1 – Não aprecio, como já referi várias vezes, o carácter truculento do primeiro-ministro. Precisamente pelo cargo. Poderia calmamente o cidadão José irritar-se por tudo e por nada, que não só daí não viria mal ao mundo, como estaria no direito que nos assiste a todos: termos dias melhores e dias piores.
Mas vestido com o fato de líder do destino dos portugueses fica-lhe sempre mal a exibição indisfarçável da sua quezilenta falta de paciência para o que o incomoda. Voltou a passar-se na semana passada, em plena Assembleia da República. Esquecido da quantidade de câmaras de televisão que nesta altura povoam o hemiciclo, Sócrates desabafou à bruta para os seus ministros, em resposta a uma interpelação de Louçã. Sem que o próprio ou o povo ouvissem, murmurou o já célebre "manso é a tua tia, pá". Foi apanhado por uma câmara e decifrado por um repórter que não teve qualquer dificuldade em ler nos lábios. Dispensável? Deplorável? Sim e sim. Mais uma vez se pede ao senhor primeiro-ministro uma contenção de Estado, em vez do linguajar de rua ou rixa de café. Mas convém também, em nome da justiça, admitir que desta vez a sua resposta se segue a uma outra péssima escolha de palavras do oponente. Louçã falava de improviso, e (talvez) se tenha dado conta que foi demasiado longe quando era já demasiado tarde. Mas saberá hoje que empregar a palavra "manso" tem sempre uma conotação negativa e insultuosa. E nem sequer havia tom escaldante que fizesse prever a escalada. Sabemos que Louçã queria fazer o milésimo jogo de palavras sobre o "animal feroz", mas soube a desconforto imediato, de tal forma entrou fora de tempo, como algumas faltas desnecessárias no futebol.

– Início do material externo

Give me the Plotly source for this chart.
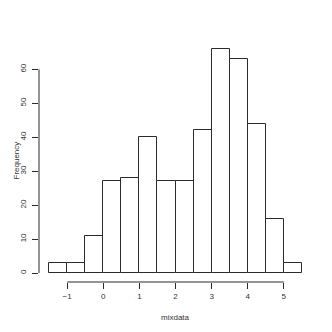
import plotly.graph_objects as go

# histogram of mixdata, breaks every 0.5
bin_left = [-1.5, -1.0, -0.5, 0.0, 0.5, 1.0, 1.5, 2.0, 2.5, 3.0, 3.5, 4.0, 4.5, 5.0]
counts = [3, 3, 11, 27, 28, 40, 27, 27, 42, 66, 63, 44, 16, 3]
bin_width = 0.5
x_ticks = [-1, 0, 1, 2, 3, 4, 5]
y_ticks = [0, 10, 20, 30, 40, 50, 60]

centers = [b + bin_width / 2 for b in bin_left]
line_col = "#2b2b2b"
font = dict(family="Liberation Sans, Arial, sans-serif", size=8, color="#333333")

fig = go.Figure()
fig.add_trace(go.Bar(
    x=centers, y=counts, width=bin_width,
    marker=dict(color="white", line=dict(color=line_col, width=1)),
    hoverinfo="x+y",
))

# R style detached axes (only span the tick range)
fig.add_shape(type="line", xref="paper", yref="y", x0=0, x1=0,
              y0=y_ticks[0], y1=y_ticks[-1], line=dict(color=line_col, width=1))
fig.add_shape(type="line", xref="x", yref="paper", x0=x_ticks[0], x1=x_ticks[-1],
              y0=0, y1=0, line=dict(color=line_col, width=1))

fig.update_xaxes(range=[-1.78, 5.78], tickvals=x_ticks, ticks="outside", ticklen=6,
                 tickcolor=line_col, showgrid=False, zeroline=False, showline=False,
                 tickfont=font)
fig.update_yaxes(range=[-2.64, 68.64], tickvals=y_ticks, ticks="outside", ticklen=6,
                 tickcolor=line_col, showgrid=False, zeroline=False, showline=False,
                 tickangle=-90, tickfont=font, ticklabelstandoff=3)

fig.add_annotation(text="mixdata", xref="paper", yref="paper", x=0.5, y=-35 / 242,
                   showarrow=False, font=font, yanchor="middle")
# keep the y title inside the figure's left edge
fig.add_annotation(text="Frequency", xref="paper", yref="paper", x=-30 / 273, y=0.5,
                   showarrow=False, font=font, textangle=-90, xanchor="left")

# page body has an 8px margin, so shift the plot area up/left by that
fig.update_layout(width=332, height=332, margin=dict(l=31, r=28, t=32, b=58),
                  plot_bgcolor="white", paper_bgcolor="white", showlegend=False,
                  bargap=0)

fig.write_html("out.html")
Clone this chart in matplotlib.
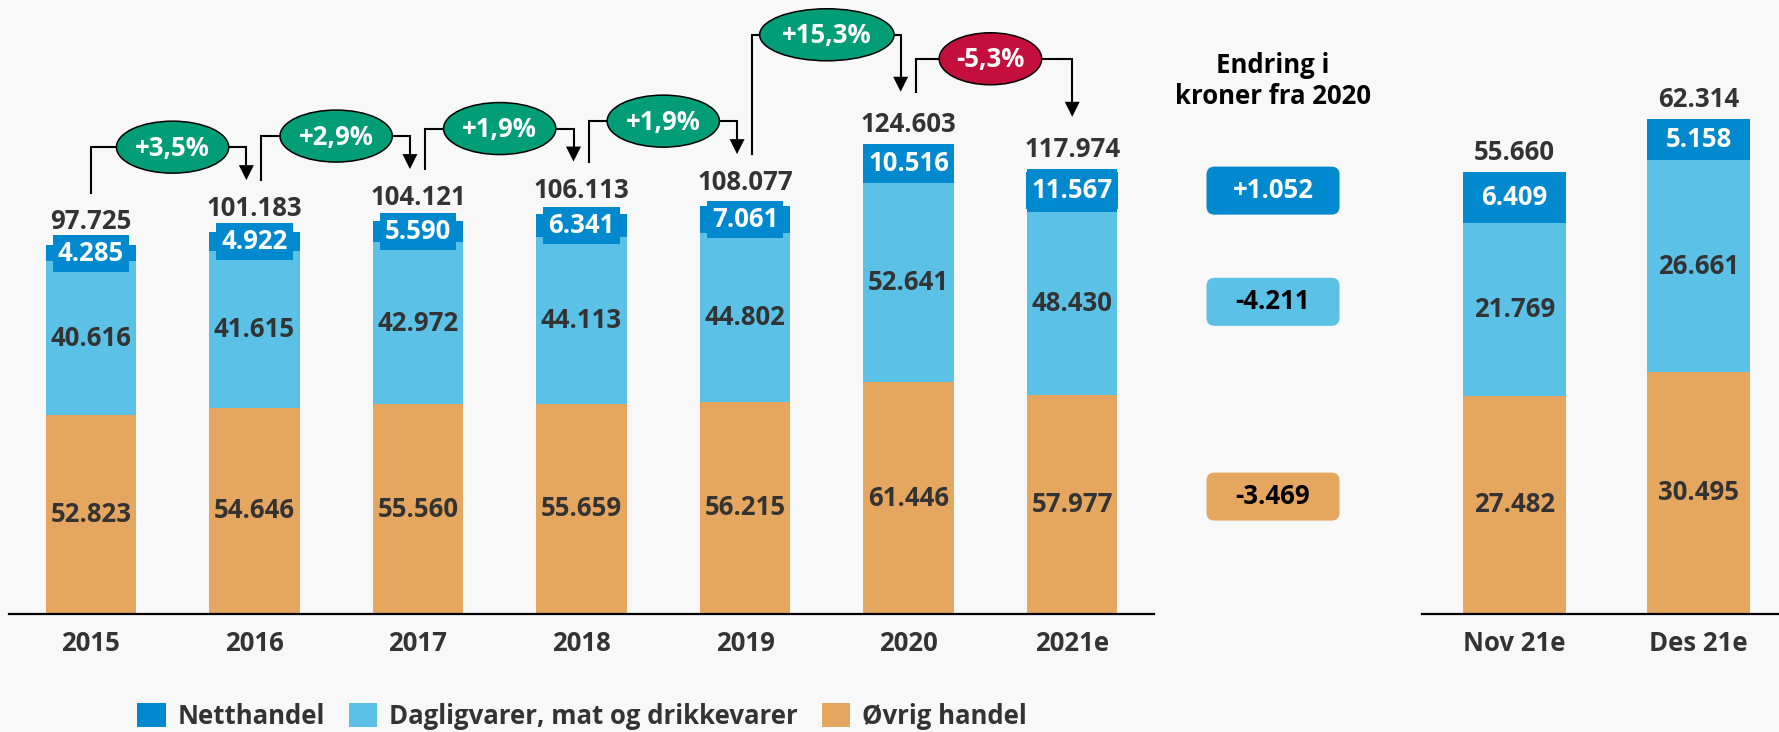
import matplotlib.pyplot as plt
from matplotlib.patches import Ellipse, FancyBboxPatch, Polygon, Patch

plt.rcParams['font.family'] = ['Open Sans', 'DejaVu Sans']
plt.rcParams['font.weight'] = 'bold'

# data
years = ['2015', '2016', '2017', '2018', '2019', '2020', '2021e']
ovrig = [52823, 54646, 55560, 55659, 56215, 61446, 57977]
daglig = [40616, 41615, 42972, 44113, 44802, 52641, 48430]
nett = [4285, 4922, 5590, 6341, 7061, 10516, 11567]
totals = [97725, 101183, 104121, 106113, 108077, 124603, 117974]
growth = ['+3,5%', '+2,9%', '+1,9%', '+1,9%', '+15,3%', '-5,3%']

months = ['Nov 21e', 'Des 21e']
m_ovrig = [27482, 30495]
m_daglig = [21769, 26661]
m_nett = [6409, 5158]
m_totals = [55660, 62314]

change_title = 'Endring i\nkroner fra 2020'
change_labels = ['+1.052', '-4.211', '-3.469']

# style
BG = '#F8F8F8'
DARK = '#0089CF'
LIGHT = '#5BC1E6'
ORANGE = '#E5A65F'
GREEN = '#009D76'
RED = '#C40E3C'
TXT = '#333333'
FS = 18.5

W, H = 1779, 732
fig = plt.figure(figsize=(W / 100, H / 100), dpi=100, facecolor=BG)
base = 614


def fmt(v):
    return f'{v:,}'.replace(',', '.')


def stack(a, x, o, d, n, tot, width, top, right):
    a.set_facecolor(BG)
    a.bar(x, o, width, color=ORANGE)
    a.bar(x, d, width, bottom=o, color=LIGHT)
    bot2 = [p + q for p, q in zip(o, d)]
    a.bar(x, n, width, bottom=bot2, color=DARK)
    a.set_xlim(-0.5, right)
    a.set_ylim(0, top)
    px_per = base / top
    for i in x:
        a.text(i, o[i] / 2, fmt(o[i]), ha='center', va='center', color=TXT, fontsize=FS)
        a.text(i, o[i] + d[i] / 2, fmt(d[i]), ha='center', va='center', color=TXT, fontsize=FS)
        a.text(i, bot2[i] + n[i] / 2, fmt(n[i]), ha='center', va='center', color='white', fontsize=FS,
               bbox=dict(boxstyle='square,pad=0.2', fc=DARK, ec='none'))
        off = 16 if n[i] * px_per < 37 else 12
        a.annotate(fmt(tot[i]), (i, tot[i]), xytext=(0, off), textcoords='offset pixels',
                   ha='center', va='baseline', color=TXT, fontsize=FS)
    for s in ['top', 'left', 'right']:
        a.spines[s].set_visible(False)
    a.spines['bottom'].set_linewidth(1.6)
    a.spines['bottom'].set_color('black')
    a.set_yticks([])
    a.tick_params(axis='x', length=0, pad=11.5, labelsize=FS, labelcolor=TXT)


ax = fig.add_axes([9 / W, (H - base) / H, (1154 - 9) / W, base / H])
ax.set_xticks(range(len(years)), years)
stack(ax, list(range(len(years))), ovrig, daglig, nett, totals, 0.553, 162700, 6.5)

ax2 = fig.add_axes([1422 / W, (H - base) / H, 369 / W, base / H])
ax2.set_xticks(range(len(months)), months)
stack(ax2, list(range(len(months))), m_ovrig, m_daglig, m_nett, m_totals, 0.558, 77330, 1.5)

# overlay in pixel coordinates (origin top-left)
ov = fig.add_axes([0, 0, 1, 1], zorder=5)
ov.set_xlim(0, W)
ov.set_ylim(H, 0)
ov.axis('off')
ov.patch.set_alpha(0)
renderer = fig.canvas.get_renderer()


def to_px(a, x, y):
    d = a.transData.transform((x, y))
    return ov.transData.inverted().transform(d)


lift = [85, 85, 85, 85, 109, 85]
for i, g in enumerate(growth):
    x0, y0 = to_px(ax, i, totals[i])
    x1, y1 = to_px(ax, i + 1, totals[i + 1])
    xs = x0 + (7 if i > 0 else 0)
    xa = x1 - (8 if i + 1 < len(years) - 1 else 0)
    level = min(y0, y1) - lift[i]
    tip = y1 - 52
    ov.plot([xs, xs, xa, xa], [y0 - 52, level, level, tip - 14], color='black', lw=1.5,
            solid_joinstyle='miter', zorder=1)
    ov.add_patch(Polygon([[xa - 7.5, tip - 15], [xa + 7.5, tip - 15], [xa, tip]], closed=True,
                         fc='black', ec='none', zorder=1))
    cx = (x0 + x1) / 2
    t = ov.text(cx, level + 1, g, ha='center', va='center', color='white', fontsize=FS, zorder=3)
    w = t.get_window_extent(renderer=renderer).width * 1.5
    ov.add_patch(Ellipse((cx, level), w, 52, fc=GREEN if g.startswith('+') else RED,
                         ec='black', lw=1.1, zorder=2))

# middle panel
mid_x = 1273
ov.text(mid_x, 81, change_title, ha='center', va='center', color='black', fontsize=FS,
        linespacing=1.2)
seg_mid = [ovrig[-1] + daglig[-1] + nett[-1] / 2, ovrig[-1] + daglig[-1] / 2, ovrig[-1] / 2]
nudge = [0, -2, -8]
for lab, val, dy, fc, tc in zip(change_labels, seg_mid, nudge, [DARK, LIGHT, ORANGE],
                                ['white', 'black', 'black']):
    _, yc = to_px(ax, 0, val)
    yc += dy
    ov.add_patch(FancyBboxPatch((mid_x - 66.5, yc - 24), 133, 48,
                                boxstyle='round,pad=0,rounding_size=8', fc=fc, ec='none'))
    ov.text(mid_x, yc, lab, ha='center', va='center', color=tc, fontsize=FS)

# legend
handles = [Patch(fc=DARK, label='Netthandel'),
           Patch(fc=LIGHT, label='Dagligvarer, mat og drikkevarer'),
           Patch(fc=ORANGE, label='Øvrig handel')]
fig.legend(handles=handles, loc='center', bbox_to_anchor=(582 / W, (H - 716) / H), ncol=3,
           frameon=False, fontsize=FS, handlelength=1.1, handleheight=1.05, handletextpad=0.45,
           columnspacing=0.95, labelcolor=TXT)

fig.savefig('out.png', dpi=100, facecolor=BG)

Conclusão: desta vez parecem ter estado bem um para o outro.
2- Vejo um resumo dos primeiros acontecimentos no novo programa da SIC, onde milhares de jovens tentam a sua sorte perante o júri. Desta vez não se trata de cantar, mas de dançar. E saltou à vista, entre episódios mais cómicos ou entusiasmantes, um ataque de choro de dois membros do júri perante a actuação de uma concorrente. Penso que terá já 28 anos ( este "já" tem a ver com a idade própria para estas andanças), e dedicou-se de corpo e alma, desde pequena, ao bailado clássico. Viu no programa a oportunidade de finalmente mostrar o empenho de uma vida. E o que mostrou, pelo que se viu, foi confrangedor. Bem sei que a concorrente diria depois achar um exagero o ataque de choro da jurada, porque não teria "dançado tão mal assim". Estava, até, ofendida. Penso que interpretou mal as lágrimas, que, para mim, não eram de gozo ou escárnio, mas de sincero sofrimento. Aqueles dois membros do júri
(homem e mulher, peço desculpa por não me recordar dos nomes) são, ou foram, bailarinos. Ninguém como eles saberá os sacrifícios que a arte exige, e as expectativas que se criam. E foi ao ver que aquela rapariga entregou a vida a uma ambição para a qual não tem a mínima queda ou apetência que não aguentaram o embate. Para mim, o seu choro foi sentido e solidário. Foi o choro de ver que nunca ninguém disse a verdade à rapariga. Foi o choro de ver que ela mantém um engano durante uma vida inteira, o que fez com que subisse a um palco perante todo o país, para uma exibição pungente e humilhante. Para mim, foi só isto. Sei que houve críticas ao choro, mas julgo compreendê-lo. Sobretudo atribuo-lhe um significado completamente contrário a uma maldade.